__Task details__: Omit all images. Transcribe the rest of the material below exactly.

########

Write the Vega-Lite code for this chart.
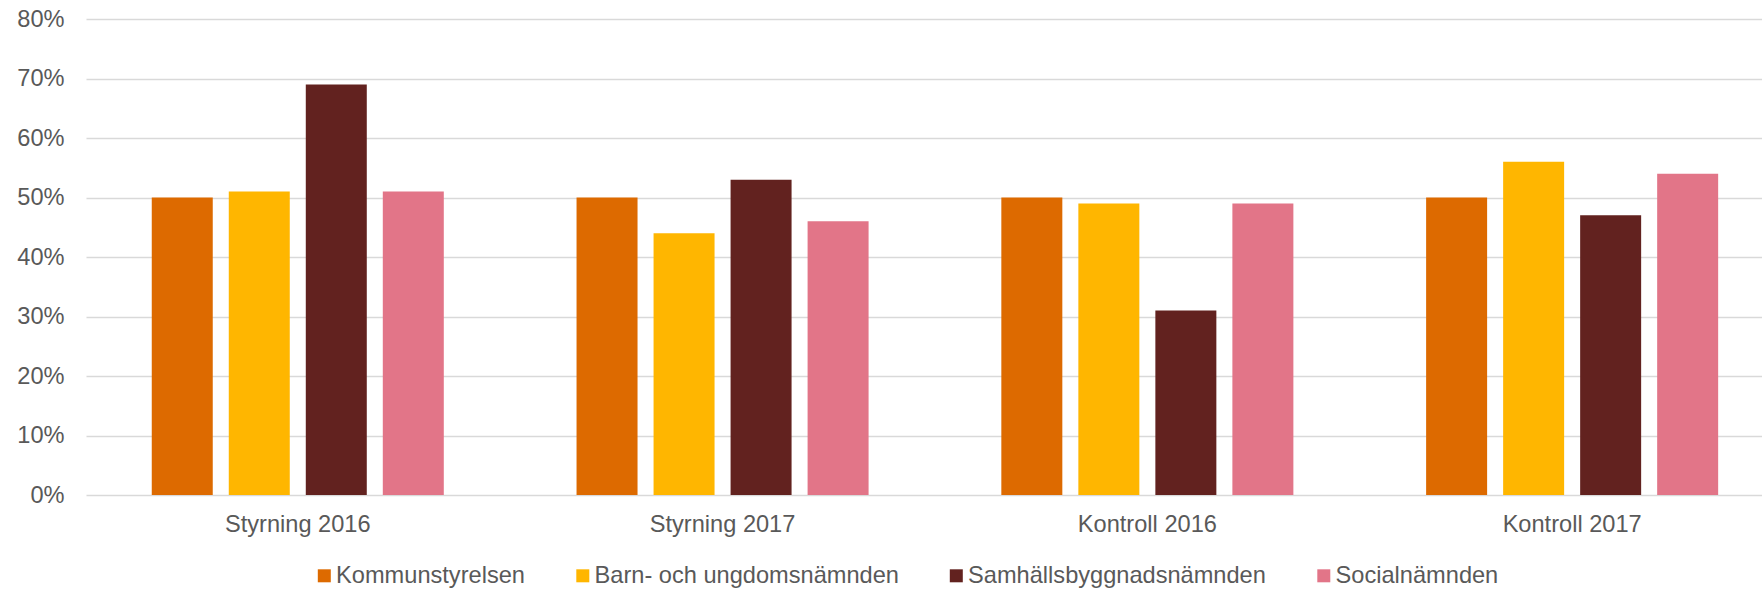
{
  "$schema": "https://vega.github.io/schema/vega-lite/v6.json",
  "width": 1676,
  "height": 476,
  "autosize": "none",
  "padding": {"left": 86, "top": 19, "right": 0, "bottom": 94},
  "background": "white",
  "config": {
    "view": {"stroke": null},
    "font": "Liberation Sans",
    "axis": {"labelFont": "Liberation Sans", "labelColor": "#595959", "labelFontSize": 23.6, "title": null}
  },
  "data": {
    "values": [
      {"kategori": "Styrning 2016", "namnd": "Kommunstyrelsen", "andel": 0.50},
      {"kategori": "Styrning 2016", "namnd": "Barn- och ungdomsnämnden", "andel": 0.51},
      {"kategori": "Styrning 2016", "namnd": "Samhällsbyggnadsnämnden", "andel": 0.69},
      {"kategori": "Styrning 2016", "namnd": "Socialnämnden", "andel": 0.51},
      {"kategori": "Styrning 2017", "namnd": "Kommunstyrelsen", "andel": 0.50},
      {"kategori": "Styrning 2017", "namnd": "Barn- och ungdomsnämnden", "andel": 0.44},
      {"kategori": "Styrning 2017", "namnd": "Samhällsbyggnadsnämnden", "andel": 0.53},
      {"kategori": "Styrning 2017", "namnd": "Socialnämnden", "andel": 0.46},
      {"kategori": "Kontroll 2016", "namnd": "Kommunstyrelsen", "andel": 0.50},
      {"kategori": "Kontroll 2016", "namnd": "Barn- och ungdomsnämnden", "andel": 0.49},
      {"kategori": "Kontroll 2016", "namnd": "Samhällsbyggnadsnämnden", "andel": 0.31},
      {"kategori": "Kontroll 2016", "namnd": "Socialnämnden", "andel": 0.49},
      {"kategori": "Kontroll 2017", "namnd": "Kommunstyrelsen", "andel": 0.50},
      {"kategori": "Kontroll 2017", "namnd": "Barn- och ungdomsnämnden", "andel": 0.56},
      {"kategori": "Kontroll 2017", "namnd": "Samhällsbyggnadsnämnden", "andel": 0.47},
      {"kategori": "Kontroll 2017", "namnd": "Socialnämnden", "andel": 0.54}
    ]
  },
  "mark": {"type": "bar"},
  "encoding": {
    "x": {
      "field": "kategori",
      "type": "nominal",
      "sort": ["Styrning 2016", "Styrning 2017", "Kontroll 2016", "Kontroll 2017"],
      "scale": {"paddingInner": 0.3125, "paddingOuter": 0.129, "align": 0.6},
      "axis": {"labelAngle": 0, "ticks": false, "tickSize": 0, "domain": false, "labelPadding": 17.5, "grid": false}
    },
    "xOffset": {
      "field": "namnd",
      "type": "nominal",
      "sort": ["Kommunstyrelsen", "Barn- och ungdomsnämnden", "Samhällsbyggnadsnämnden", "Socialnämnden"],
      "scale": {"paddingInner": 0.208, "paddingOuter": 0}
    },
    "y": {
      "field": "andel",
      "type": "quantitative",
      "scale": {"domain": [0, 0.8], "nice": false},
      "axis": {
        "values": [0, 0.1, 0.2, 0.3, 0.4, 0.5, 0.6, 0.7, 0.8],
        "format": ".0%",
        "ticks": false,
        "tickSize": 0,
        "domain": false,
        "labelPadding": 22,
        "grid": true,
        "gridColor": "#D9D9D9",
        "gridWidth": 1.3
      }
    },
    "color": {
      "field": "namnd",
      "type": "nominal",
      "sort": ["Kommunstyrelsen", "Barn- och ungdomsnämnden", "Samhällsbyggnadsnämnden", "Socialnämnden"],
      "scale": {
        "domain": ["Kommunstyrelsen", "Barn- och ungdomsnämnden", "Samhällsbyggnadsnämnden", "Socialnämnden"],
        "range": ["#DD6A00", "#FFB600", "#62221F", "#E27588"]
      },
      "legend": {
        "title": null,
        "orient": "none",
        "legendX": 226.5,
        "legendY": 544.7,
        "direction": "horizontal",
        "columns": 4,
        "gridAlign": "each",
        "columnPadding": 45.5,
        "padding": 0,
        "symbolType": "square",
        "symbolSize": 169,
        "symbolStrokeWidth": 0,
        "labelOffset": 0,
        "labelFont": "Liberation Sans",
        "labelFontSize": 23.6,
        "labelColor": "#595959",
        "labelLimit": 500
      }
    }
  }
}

########

__The reply__:
Write the Vega-Lite code for this chart.
{
  "$schema": "https://vega.github.io/schema/vega-lite/v6.json",
  "width": 1676,
  "height": 476,
  "autosize": "none",
  "padding": {"left": 86, "top": 19, "right": 0, "bottom": 94},
  "background": "white",
  "config": {
    "view": {"stroke": null},
    "font": "Liberation Sans",
    "axis": {"labelFont": "Liberation Sans", "labelColor": "#595959", "labelFontSize": 23.6, "title": null}
  },
  "data": {
    "values": [
      {"kategori": "Styrning 2016", "namnd": "Kommunstyrelsen", "andel": 0.50},
      {"kategori": "Styrning 2016", "namnd": "Barn- och ungdomsnämnden", "andel": 0.51},
      {"kategori": "Styrning 2016", "namnd": "Samhällsbyggnadsnämnden", "andel": 0.69},
      {"kategori": "Styrning 2016", "namnd": "Socialnämnden", "andel": 0.51},
      {"kategori": "Styrning 2017", "namnd": "Kommunstyrelsen", "andel": 0.50},
      {"kategori": "Styrning 2017", "namnd": "Barn- och ungdomsnämnden", "andel": 0.44},
      {"kategori": "Styrning 2017", "namnd": "Samhällsbyggnadsnämnden", "andel": 0.53},
      {"kategori": "Styrning 2017", "namnd": "Socialnämnden", "andel": 0.46},
      {"kategori": "Kontroll 2016", "namnd": "Kommunstyrelsen", "andel": 0.50},
      {"kategori": "Kontroll 2016", "namnd": "Barn- och ungdomsnämnden", "andel": 0.49},
      {"kategori": "Kontroll 2016", "namnd": "Samhällsbyggnadsnämnden", "andel": 0.31},
      {"kategori": "Kontroll 2016", "namnd": "Socialnämnden", "andel": 0.49},
      {"kategori": "Kontroll 2017", "namnd": "Kommunstyrelsen", "andel": 0.50},
      {"kategori": "Kontroll 2017", "namnd": "Barn- och ungdomsnämnden", "andel": 0.56},
      {"kategori": "Kontroll 2017", "namnd": "Samhällsbyggnadsnämnden", "andel": 0.47},
      {"kategori": "Kontroll 2017", "namnd": "Socialnämnden", "andel": 0.54}
    ]
  },
  "mark": {"type": "bar"},
  "encoding": {
    "x": {
      "field": "kategori",
      "type": "nominal",
      "sort": ["Styrning 2016", "Styrning 2017", "Kontroll 2016", "Kontroll 2017"],
      "scale": {"paddingInner": 0.3125, "paddingOuter": 0.129, "align": 0.6},
      "axis": {"labelAngle": 0, "ticks": false, "tickSize": 0, "domain": false, "labelPadding": 17.5, "grid": false}
    },
    "xOffset": {
      "field": "namnd",
      "type": "nominal",
      "sort": ["Kommunstyrelsen", "Barn- och ungdomsnämnden", "Samhällsbyggnadsnämnden", "Socialnämnden"],
      "scale": {"paddingInner": 0.208, "paddingOuter": 0}
    },
    "y": {
      "field": "andel",
      "type": "quantitative",
      "scale": {"domain": [0, 0.8], "nice": false},
      "axis": {
        "values": [0, 0.1, 0.2, 0.3, 0.4, 0.5, 0.6, 0.7, 0.8],
        "format": ".0%",
        "ticks": false,
        "tickSize": 0,
        "domain": false,
        "labelPadding": 22,
        "grid": true,
        "gridColor": "#D9D9D9",
        "gridWidth": 1.3
      }
    },
    "color": {
      "field": "namnd",
      "type": "nominal",
      "sort": ["Kommunstyrelsen", "Barn- och ungdomsnämnden", "Samhällsbyggnadsnämnden", "Socialnämnden"],
      "scale": {
        "domain": ["Kommunstyrelsen", "Barn- och ungdomsnämnden", "Samhällsbyggnadsnämnden", "Socialnämnden"],
        "range": ["#DD6A00", "#FFB600", "#62221F", "#E27588"]
      },
      "legend": {
        "title": null,
        "orient": "none",
        "legendX": 226.5,
        "legendY": 544.7,
        "direction": "horizontal",
        "columns": 4,
        "gridAlign": "each",
        "columnPadding": 45.5,
        "padding": 0,
        "symbolType": "square",
        "symbolSize": 169,
        "symbolStrokeWidth": 0,
        "labelOffset": 0,
        "labelFont": "Liberation Sans",
        "labelFontSize": 23.6,
        "labelColor": "#595959",
        "labelLimit": 500
      }
    }
  }
}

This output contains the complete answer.